After five years, Mark resigned and moved to California to take a job with a company that was competing head-to-head with his ex-employer. Correctly anticipating a fight, and wanting to reach the courthouse first, Mark and his new employer sued his former employer in a California court on the same day he started his new job. Except in limited circumstances, California law prohibits anticompetition agreements, so Mark asked for a declaration that the agreement he had signed was void and unenforceable against him in California. More than that, he also asked the court to prohibit the ex-employer from taking any action outside of the California court to enforce the agreement. At about the same time, the former employer did, in fact, sue in a Minnesota court, which issued a preliminary order to enforce the terms of the agreement.

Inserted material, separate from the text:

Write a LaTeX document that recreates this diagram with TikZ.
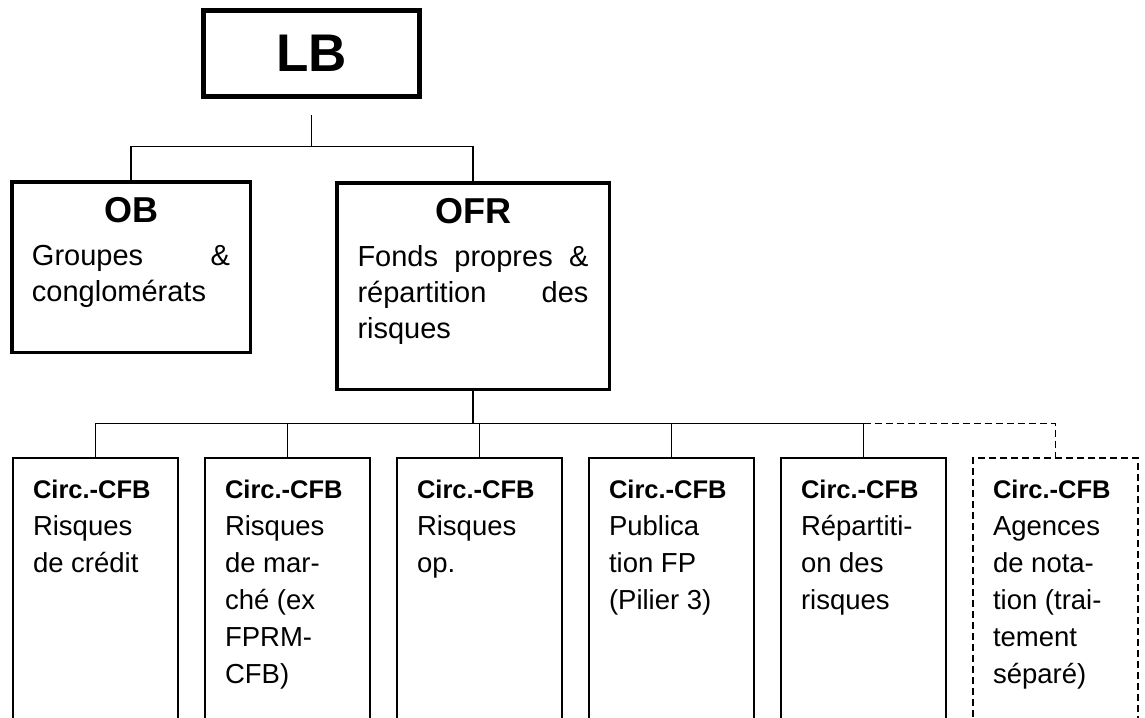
\documentclass[tikz,border=0pt]{standalone}
\usepackage{fontspec}
\setmainfont{Liberation Sans}
\usetikzlibrary{positioning}
\setlength{\parindent}{0pt}

\tikzset{
  topbox/.style={draw,line width=2.5pt,minimum width=108pt,minimum height=43pt,inner sep=0pt,font=\fontsize{26.5}{30}\selectfont\bfseries},
  orgbox/.style={draw,line width=1.75pt,inner sep=0pt},
  orgtext/.style={inner sep=0pt,outer sep=0pt,align=left,font=\fontsize{14.5}{18}\selectfont},
  circbox/.style={draw,line width=1pt,inner sep=0pt,minimum width=82.5pt,minimum height=171pt},
  optbox/.style={circbox,dash pattern=on 3.5pt off 2pt},
  circtext/.style={inner sep=0pt,outer sep=0pt,align=left,font=\fontsize{13.75}{18.5}\selectfont},
  link/.style={line width=0.9pt},
  optlink/.style={link,dash pattern=on 3.5pt off 2pt},
}
\newcommand{\orghead}[1]{\hfill{\fontsize{18}{20}\selectfont\bfseries #1}\hfill\null\\[3.5pt]}
\newcommand{\circhead}{{\fontsize{12.75}{18.5}\selectfont\bfseries Circ.-CFB}}

\begin{document}
\begin{tikzpicture}[x=0.5pt,y=-0.5pt]
  \useasboundingbox (0,0) rectangle (1145,717);
  \clip (0,0) rectangle (1145,717);
  % LB on top
  \node[topbox] (lb) at (311.5,53.5) {LB};
  \coordinate (lbstem) at (311.5,115);
  \coordinate (topbar) at (311.5,146.5);
  % OB and OFR
  \node[orgbox,minimum width=119.25pt,minimum height=85.25pt] (ob) at (131,267) {};
  \node[orgtext,text width=99pt,below=8.5pt of ob.north] (obtext) {\orghead{OB}Groupes\hfill\&\\conglomérats};
  \node[orgbox,minimum width=136.25pt,minimum height=103.25pt] (ofr) at (473,286) {};
  \node[orgtext,text width=115.5pt,below=8.5pt of ofr.north] (ofrtext) {\orghead{OFR}Fonds\hfill propres\hfill\&\\répartition\hfill des\\risques};
  \draw[link] (lbstem) -- (topbar);
  \draw[link] (ob.north) -- (ob.north |- topbar) -- (ofr.north |- topbar) -- (ofr.north);
  % Circ.-CFB row
  \foreach \n/\body in {1/{Risques\\de crédit},
                        2/{Risques\\de mar-\\ché (ex\\FPRM-\\CFB)},
                        3/{Risques\\op.},
                        4/{Publica\\tion FP\\(Pilier 3)},
                        5/{Répartiti-\\on des\\risques}}{
    \node[circbox] (circ\n) at ({95.5+192*(\n-1)},629) {};
    \node[circtext,below right=11.7pt and 10.5pt of circ\n.north west] (circ\n text) {\circhead\\\body};
  }
  \node[optbox] (circ6) at (1055.5,629) {};
  \node[circtext,below right=11.7pt and 10.5pt of circ6.north west] (circ6text) {\circhead\\Agences\\de nota-\\tion (trai-\\tement\\séparé)};
  \coordinate (lowbar) at (473,423.5);
  \draw[link] (ofr.south) -- (ofr.south |- lowbar);
  \draw[link] (circ1.north) -- (circ1.north |- lowbar) -- (circ5.north |- lowbar) -- (circ5.north);
  \foreach \n in {2,3,4}
    \draw[link] (circ\n.north) -- (circ\n.north |- lowbar);
  \draw[optlink] (circ5.north |- lowbar) -- (circ6.north |- lowbar) -- (circ6.north);
\end{tikzpicture}
\end{document}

A stalemate ensued, with each side having obtained a ruling in its favor, and purporting to prevent pursuit of the litigation in the other state. When the California case was appealed to that state’s highest court, it ruled against any interference with the pending litigation in Minnesota. At the same time, the court recognized California’s aversion to noncompetition agreements and allowed Mark’s California case to proceed unless and until any Minnesota judgment became binding on the parties. In short, the race to a favorable judgment continued.
Georgia on His Mind
In another similar case, James signed a noncompetition agreement with a company in Ohio that gave computer support services to providers of wireless communications. Later, he left and relocated to Georgia, which does not prohibit noncompetition clauses outright but does subject them to close scrutiny. The agreement had provided that Ohio law was controlling.
Like Mark in the California case, James went to work for a competitor in his new state and sued there to invalidate the covenant not to compete. Unlike the California case, however, there were no dueling lawsuits in different states because James had misrepresented to his first employer that he was leaving to become a stockbroker.
James’s lawsuit in Georgia to rid himself of the agreement was partially successful. The agreement was too broad and restrictive to pass muster under Georgia law, so it could not be enforced there, even though the agreement itself referred to Ohio law. James was relieved of the agreement, but only while working in Georgia, because, as the court put it, “the public policy of Georgia is not that way everywhere.”